HihoCoder - 1631 Cats and Fish（思维）

【题目】

描述

There are many homeless cats in PKU campus. They are all happy because the students in the cat club of PKU take good care of them. Li lei is one of the members of the cat club. He loves those cats very much. Last week, he won a scholarship and he wanted to share his pleasure with cats. So he bought some really tasty fish to feed them, and watched them eating with great pleasure. At the same time, he found an interesting question:

There are m fish and n cats, and it takes ci minutes for the ith cat to eat out one fish. A cat starts to eat another fish (if it can get one) immediately after it has finished one fish. A cat never shares its fish with other cats. When there are not enough fish left, the cat which eats quicker has higher priority to get a fish than the cat which eats slower. All cats start eating at the same time. Li Lei wanted to know, after x minutes, how many fish would be left.

输入

There are no more than 20 test cases.

For each test case:

The first line contains 3 integers: above mentioned m, n and x (0 < m <= 5000, 1 <= n <= 100, 0 <= x <= 1000).

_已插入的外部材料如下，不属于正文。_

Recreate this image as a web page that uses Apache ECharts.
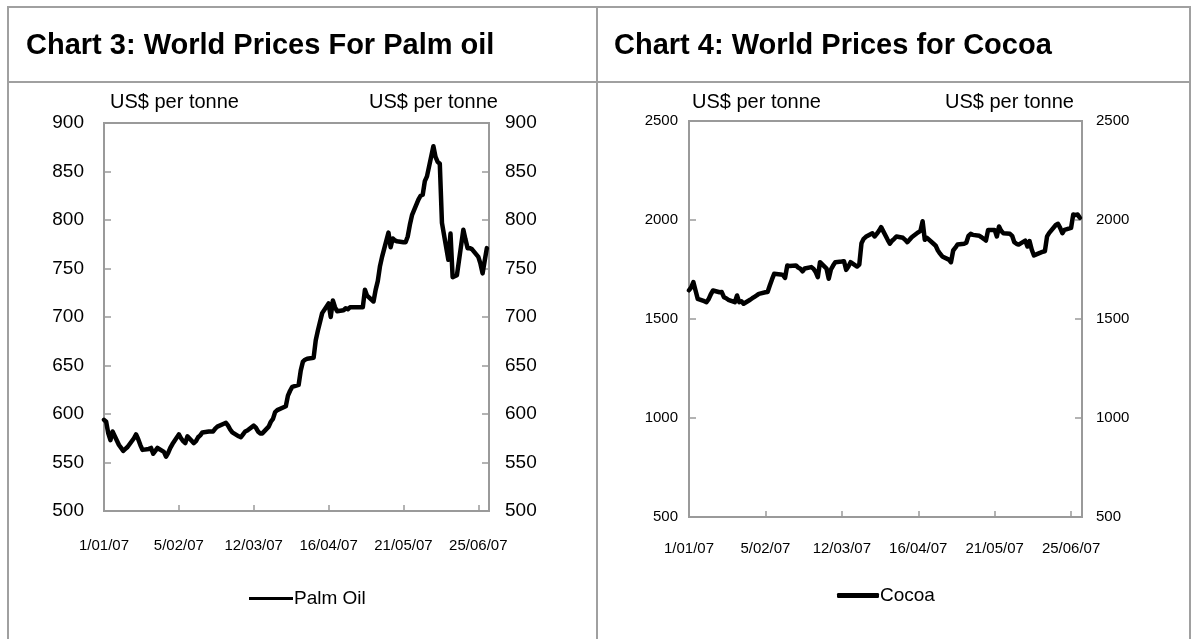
<!DOCTYPE html>
<html>
<head>
<meta charset="utf-8">
<title>World Prices</title>
<script src="https://cdn.jsdelivr.net/npm/echarts@6/dist/echarts.min.js"></script>
<style>
  html, body { margin: 0; padding: 0; background: #fff; }
  #main { width: 1196px; height: 639px; }
</style>
</head>
<body>
<div id="main"></div>
<script type="text/javascript">
// tick labels on the date axis, one every 35 days from 1/01/07
var dateTicks = ['1/01/07', '5/02/07', '12/03/07', '16/04/07', '21/05/07', '25/06/07'];

// palm oil, US$ per tonne, one value per business day (1 Jan - 29 Jun 2007)
var palmOil = [
  594, 592, 580, 573, 582,
  568, 565, 562, 564, 566,
  575, 579, 574, 568, 563,
  564, 565, 559, 562, 565,
  561, 556, 560, 565, 569,
  579, 575, 572, 570, 577,
  570, 572, 576, 578, 581,
  582, 582, 582, 585, 587,
  590, 591, 588, 584, 581,
  577, 576, 579, 582, 583,
  588, 586, 582, 580, 580,
  587, 592, 595, 602, 604,
  607, 608, 619, 624, 628,
  630, 645, 654, 656, 657,
  658, 676, 686, 695, 704,
  714, 700, 717, 710, 706,
  707, 709, 708, 710, 710,
  710, 710, 710, 728, 722,
  716, 728, 737, 752, 762,
  787, 772, 781, 779, 778,
  777, 777, 783, 795, 805,
  821, 825, 826, 840, 845,
  876, 865, 860, 858, 797,
  759, 786, 741, 742, 743,
  790, 780, 771, 771, 770,
  762, 755, 745, 758, 771
];

// cocoa, US$ per tonne, same business days
var cocoa = [
  1645, 1660, 1686, 1644, 1602,
  1590, 1585, 1600, 1625, 1644,
  1635, 1636, 1610, 1605, 1597,
  1585, 1619, 1585, 1590, 1577,
  1597, 1605, 1612, 1619, 1627,
  1635, 1636, 1669, 1700, 1728,
  1725, 1723, 1708, 1770, 1768,
  1770, 1760, 1754, 1741, 1755,
  1762, 1754, 1738, 1711, 1787,
  1754, 1703, 1750, 1770, 1787,
  1790, 1792, 1748, 1765, 1787,
  1765, 1775, 1883, 1905, 1915,
  1933, 1917, 1930, 1945, 1964,
  1900, 1880, 1895, 1905, 1917,
  1910, 1900, 1888, 1900, 1913,
  1938, 1945, 1994, 1900, 1910,
  1880, 1870, 1846, 1830, 1816,
  1800, 1787, 1846, 1860, 1876,
  1880, 1885, 1920, 1930, 1925,
  1920, 1913, 1905, 1896, 1950,
  1950, 1917, 1967, 1945, 1933,
  1930, 1920, 1888, 1880, 1876,
  1896, 1866, 1893, 1850, 1821,
  1835, 1840, 1842, 1917, 1935,
  1975, 1981, 1960, 1933, 1950,
  1960, 2028, 2025, 2028, 2011
];

// day offset from 1 Jan 2007 (a Monday) for the i-th business day
function bizDay(i) {
  return 7 * Math.floor(i / 5) + (i % 5);
}
function toPoints(arr) {
  return arr.map(function (v, i) { return [bizDay(i), v]; });
}

var AXIS = '#9a9a9a';
var FONT = '"Liberation Sans", Arial, sans-serif';

function dateLabel(v) {
  var k = v / 35;
  return (k === Math.floor(k) && k < dateTicks.length) ? dateTicks[k] : '';
}
function plain(v) { return String(v); }

function xAxisFor(g, size, margin) {
  return {
    type: 'value', gridIndex: g, min: 0, max: 180, interval: 35,
    axisLine: { show: true, lineStyle: { color: AXIS, width: 2 } },
    axisTick: { show: true, inside: true, length: 6, lineStyle: { color: AXIS, width: 1.5 } },
    splitLine: { show: false },
    axisLabel: { formatter: dateLabel, color: '#000', fontSize: size, fontFamily: FONT, margin: margin, showMaxLabel: false }
  };
}

function yAxisFor(g, pos, min, max, step, size, margin) {
  return {
    type: 'value', gridIndex: g, position: pos, min: min, max: max, interval: step,
    axisLine: { show: true, lineStyle: { color: AXIS, width: 2 } },
    axisTick: { show: true, inside: true, length: 7, lineStyle: { color: AXIS, width: 1.5 } },
    splitLine: { show: false },
    axisLabel: { formatter: plain, color: '#000', fontSize: size, fontFamily: FONT, margin: margin }
  };
}

function label(text, x, size) {
  return { text: text, left: x, top: 87,
    textStyle: { fontSize: size, fontWeight: 'normal', color: '#000', fontFamily: FONT } };
}

var myChart = echarts.init(document.getElementById('main'));

var option = {
  animation: false,
  backgroundColor: '#fff',
  title: [
    { text: 'Chart 3: World Prices For Palm oil', left: 21, top: 26,
      textStyle: { fontSize: 29, fontWeight: 'bold', color: '#000', fontFamily: FONT } },
    { text: 'Chart 4: World Prices for Cocoa', left: 609, top: 26,
      textStyle: { fontSize: 29, fontWeight: 'bold', color: '#000', fontFamily: FONT } },
    label('US$ per tonne', 105, 20),
    label('US$ per tonne', 364, 20),
    label('US$ per tonne', 687, 20),
    label('US$ per tonne', 940, 20)
  ],
  legend: [
    { data: ['Palm Oil'], left: 244, top: 584, itemWidth: 44, itemHeight: 3, icon: 'rect', itemGap: 2,
      textStyle: { fontSize: 19, color: '#000', fontFamily: FONT, padding: [0, 0, 0, -4] } },
    { data: ['Cocoa'], left: 832, top: 581, itemWidth: 42, itemHeight: 5, icon: 'roundRect',
      textStyle: { fontSize: 19, color: '#000', fontFamily: FONT, padding: [0, 0, 0, -4] } }
  ],
  grid: [
    { left: 104, top: 123, width: 385, height: 388, show: true, borderColor: AXIS, borderWidth: 2 },
    { left: 689, top: 121, width: 393, height: 396, show: true, borderColor: AXIS, borderWidth: 2 }
  ],
  xAxis: [xAxisFor(0, 15, 27), xAxisFor(1, 15, 24)],
  yAxis: [
    yAxisFor(0, 'left', 500, 900, 50, 19, 20),
    yAxisFor(0, 'right', 500, 900, 50, 19, 16),
    yAxisFor(1, 'left', 500, 2500, 500, 15, 11),
    yAxisFor(1, 'right', 500, 2500, 500, 15, 14)
  ],
  series: [
    { name: 'Palm Oil', type: 'line', xAxisIndex: 0, yAxisIndex: 0, data: toPoints(palmOil),
      showSymbol: false, symbol: 'none', color: '#000',
      lineStyle: { color: '#000', width: 4.5, join: 'round', cap: 'round' } },
    { name: 'Cocoa', type: 'line', xAxisIndex: 1, yAxisIndex: 2, data: toPoints(cocoa),
      showSymbol: false, symbol: 'none', color: '#000',
      lineStyle: { color: '#000', width: 4.5, join: 'round', cap: 'round' } }
  ],
  graphic: [
    { type: 'polyline', shape: { points: [[8, 639], [8, 7], [1190, 7], [1190, 639]] },
      style: { stroke: '#a0a0a0', lineWidth: 2, fill: null } },
    { type: 'line', shape: { x1: 8, y1: 82, x2: 1190, y2: 82 }, style: { stroke: '#a0a0a0', lineWidth: 2 } },
    { type: 'line', shape: { x1: 597, y1: 7, x2: 597, y2: 639 }, style: { stroke: '#a0a0a0', lineWidth: 2 } }
  ]
};

myChart.setOption(option);
</script>
</body>
</html>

The second line contains n integers c1,c2 … cn,  ci means that it takes the ith cat ci minutes to eat out a fish ( 1<= ci <= 2000).

输出

For each test case, print 2 integers p and q, meaning that there are p complete fish(whole fish) and q incomplete fish left after x minutes.

样例输入

2 1 1
1
8 3 5
1 3 4
4 5 1
5 4 3 2 1

样例输出

1 0
0 1
0 3

【题意】

给定m只鱼和n只猫，给定猫i吃掉一条鱼的时间c[i]，所有的猫同时开始吃鱼，吃完一条马上吃下一条。当鱼不充足时，吃的比较快的猫优先吃鱼。那么问题来了，当时间到了x时，剩下的完整的鱼和不完整的鱼还有多少？

【思路】

这题目读起来就很舒服了，一点生僻词汇也没。数据不大，心安。但是实现起来花了我近一个小时你敢信？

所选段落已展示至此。